Cumhuriyet’in henüz ilk yıllarında, bir çağdaşlık göstergesi olarak da kullanılan likör, bayramlarda ikramlık olarak dağıtılıyordu. Ancak bunu birçoğumuz unutmuş durumda; bir kısmımız da bu yazı ile öğrenecek.
Günümüzden yıllar önce, bayram arifelerinde gazetelerin manşetlerinde “Bayram geliyor, likörünüzü aldınız mı?” sloganları nara atıyordu. Kulağa oldukça ilginç gelen ve unutulan bu geleneğimizi gelin birlikte hatırlayalım.
Bugün likör dendiğinde akla yapay olarak tatlandırılmış ve renklendirilmiş bol şekerli sıvılar gelir. Oysa 1970’lere kadar durum hiç öyle değildi.
O dönemlerde meyve değerliydi ve “turfanda” kavramı oldukça yaygındı. Meyve ilk çıktığı anda herkesin yiyebilmesi de oldukça güçtü. Bu yüzden doğal meyvelerle yapılan, meyvelerin o taze lezzetini alkolde hapseden likörler, bu tatları mevsimleri dışında tadabilmenin tek yoluydu.
Fakat ilerleyen dönemlerde tabiri caizse tüfek icat oldu, mertlik bozuldu. Teknolojik gelişmeler bu düzeni de alt üst etti.
Seracılık yaygınlaşınca her türlü meyve her an ulaşılabilir bir hal aldı. Evlerimizde yer alan dondurucular, meyveleri muhafaza edince her meyve her mevsimde yenir oldu. Fakar likörlere son darbeyi ise, aroma sanayii vurmuş oldu.

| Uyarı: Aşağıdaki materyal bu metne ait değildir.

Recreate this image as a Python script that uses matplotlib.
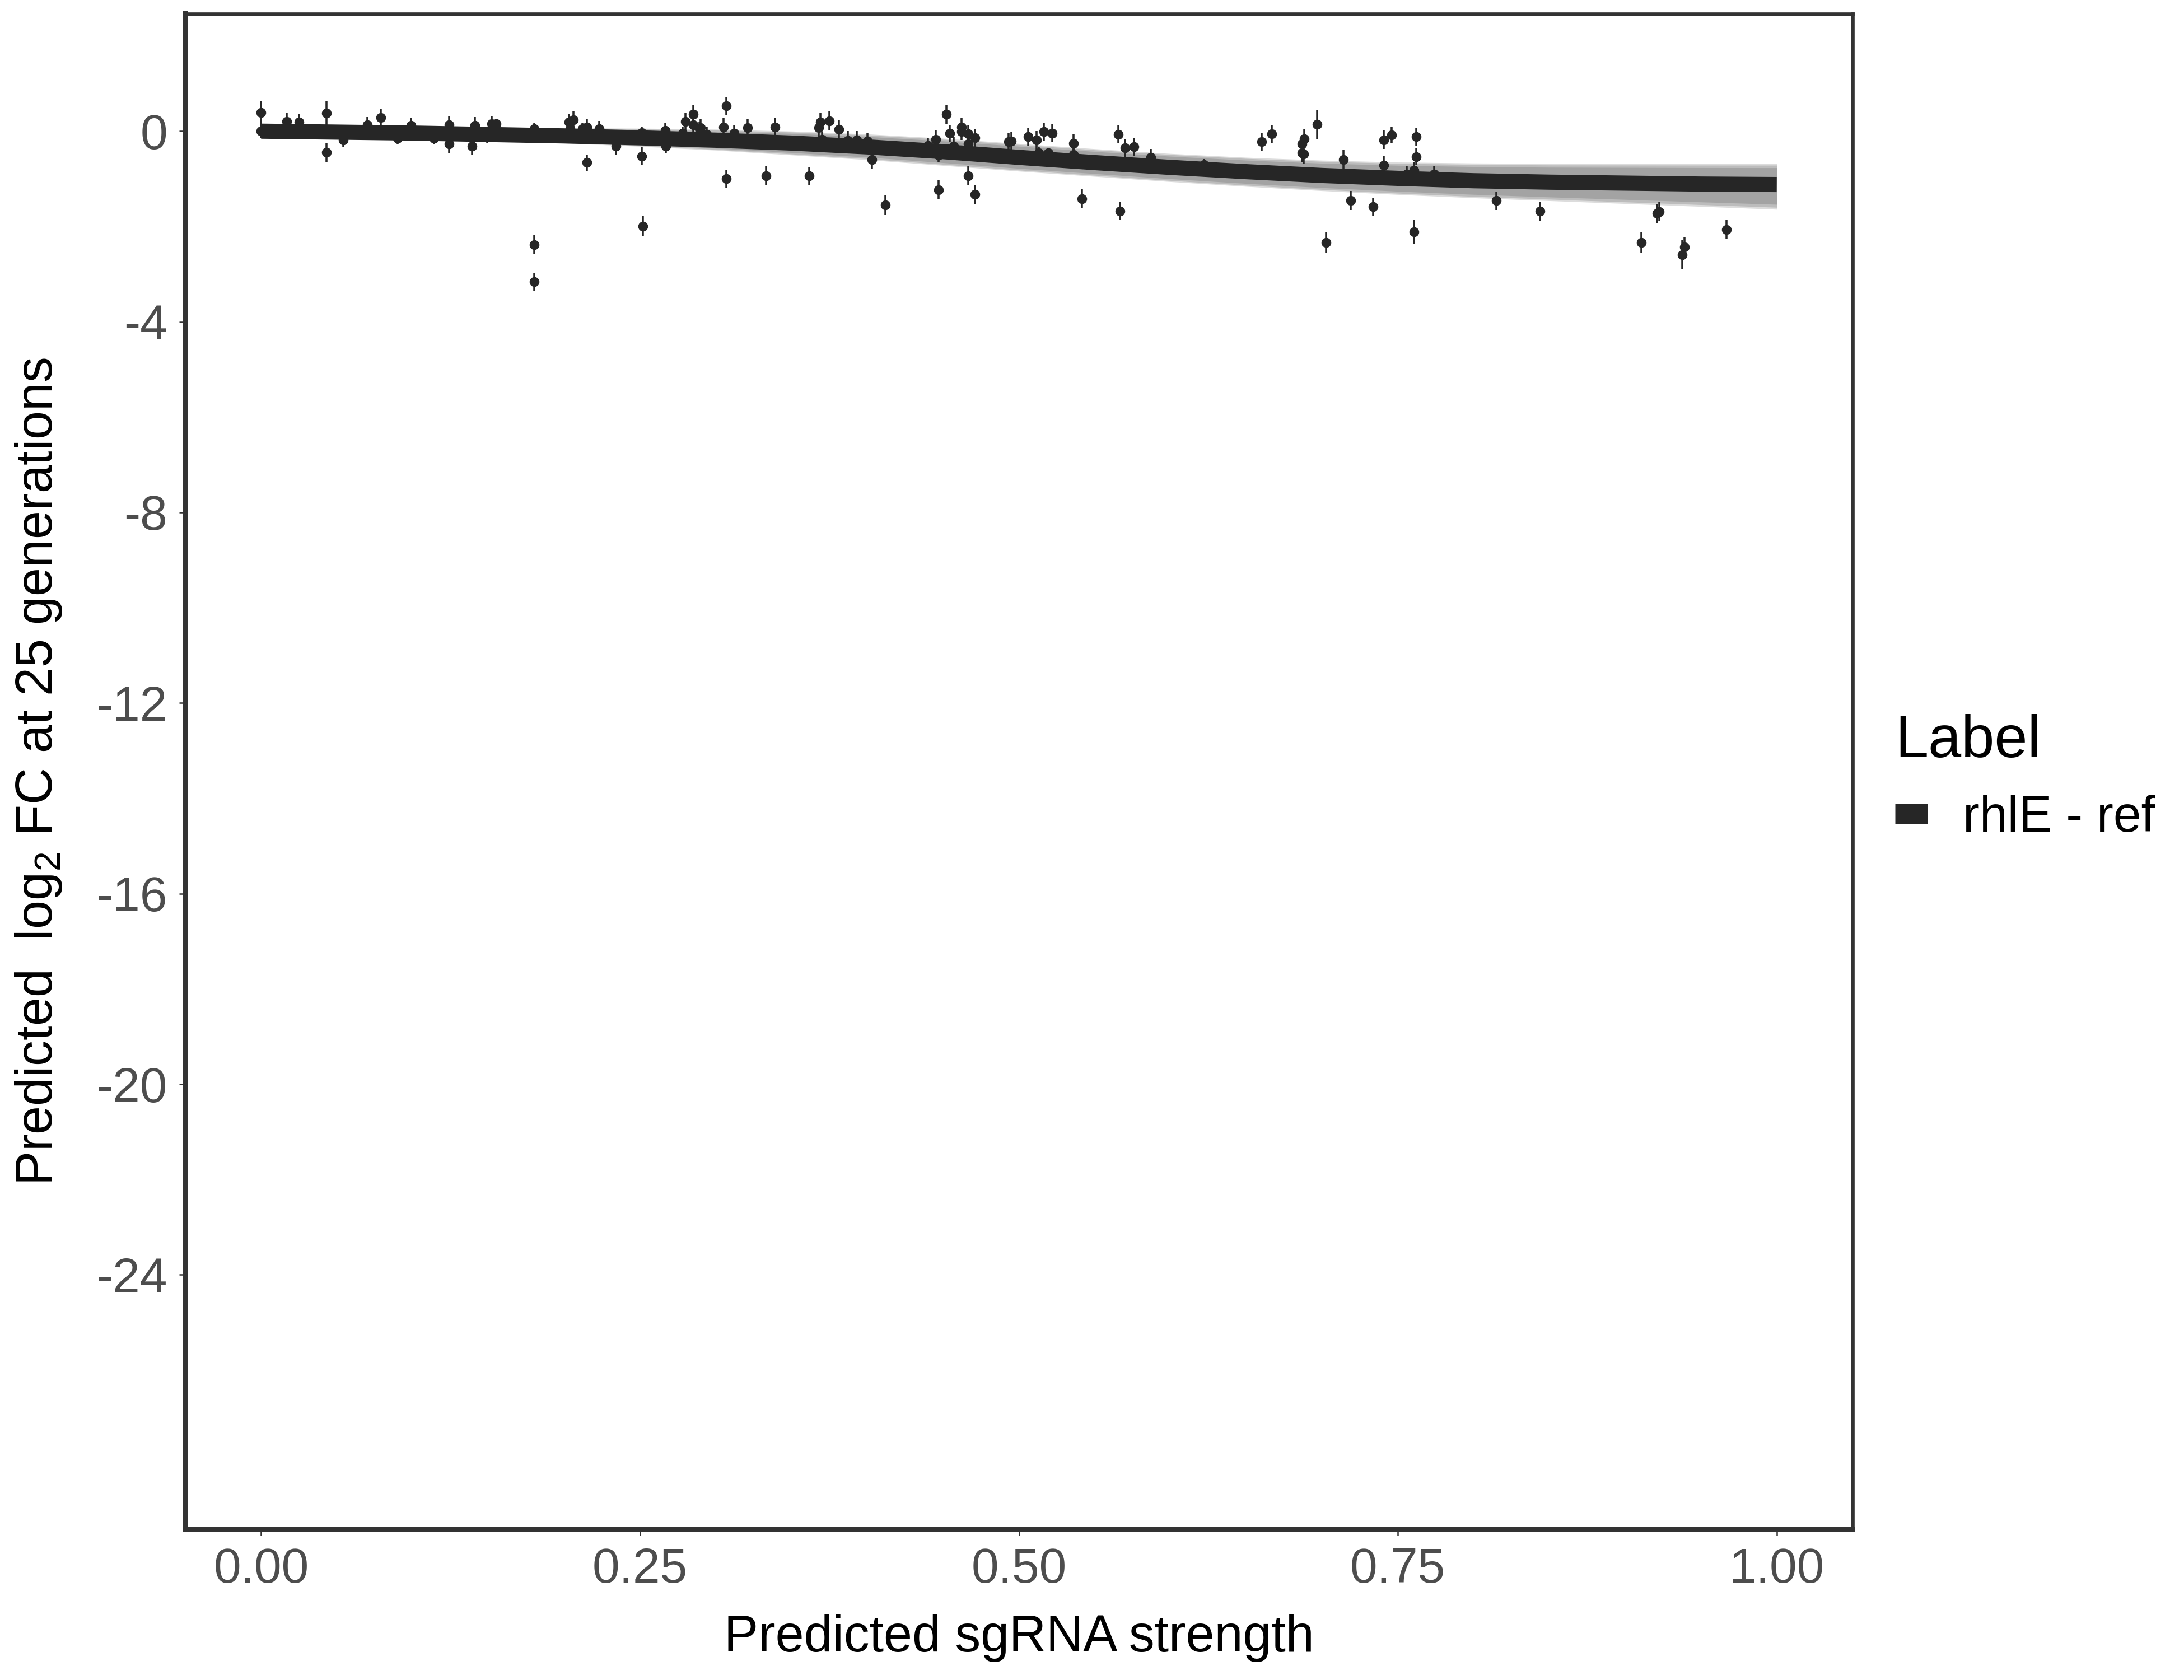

Yiyecek ve içeceklere öyle aromalar verildi ki, meyvenin gerçek tadını özleyen ve bilen kalmadı.
Cabir bin Hayyan, yüzyıllar öncesinde liköre giden yolu açan kişiydi.
Aslen Horasan’da doğan Cabir bin Hayyan, ailesi ile Yemen’e göçünce buralarda birtakım çalışmalar yaptı. Yaptığı çalışmalarla da günümüzde önemli simyacılar arasında yerini aldı. Şarabın imbiklenerek bugünkü alkol mantığını almasını sağlamıştı. Cumhuriyet’in ilk yıllarından 1970’lere kadar bayram ziyaretlerinde misafire likör ikram etme geleneği vardı.
8 Şubat 1938 tarihli Akşam Gazetesi'nde ‘Bayram geliyor...’ başlığıyla yer alan İnhisar Likörleri ilanı, ‘Likör aldınız mı?’ alt başlığıyla ve “Misafirinizi ağırlamak için en nefis ikramın İnhisar likörleri olduğunu unutmayınız” cümlesiyle bu geleneğin varlığını bizlere gösteriyor. Ülkenin dört bir yanında bu gelenekle alakalı reklamlar yayınlanıyordu.
Atatürk’ün öncülüğünde İstanbul Mecidiyeköy’de bir likör fabrikası kuruldu.
Cumhuriyet’in gözdesi olan ve modern Türk evlerinin simgesi haline dönüşen likör, bilhassa Şeker Bayramları'nda misafirlere özel bir ikram halini aldı. Daha sonra ülkede birçok fabrika kuruldu. Fakat bu gelenek, geçmişten günümüze kadar ulaşamadı. Şu an yeni neslin haberi bile olmayan bayramlarda, bir kuşağın vazgeçilmezleri arasındaydı.
Bu likörler, o dönemlerde birçok evde misafire ikram olarak verilen bir içecek olsa da şimdi yitirilmiş çocukluk anılarına özlemin, hayat bütün telaşıyla akıp giderken verilen küçük bir molanın simgesi haline geldi. Bayramınız kutlu ve bol meyve aromalı likör tadında olsun.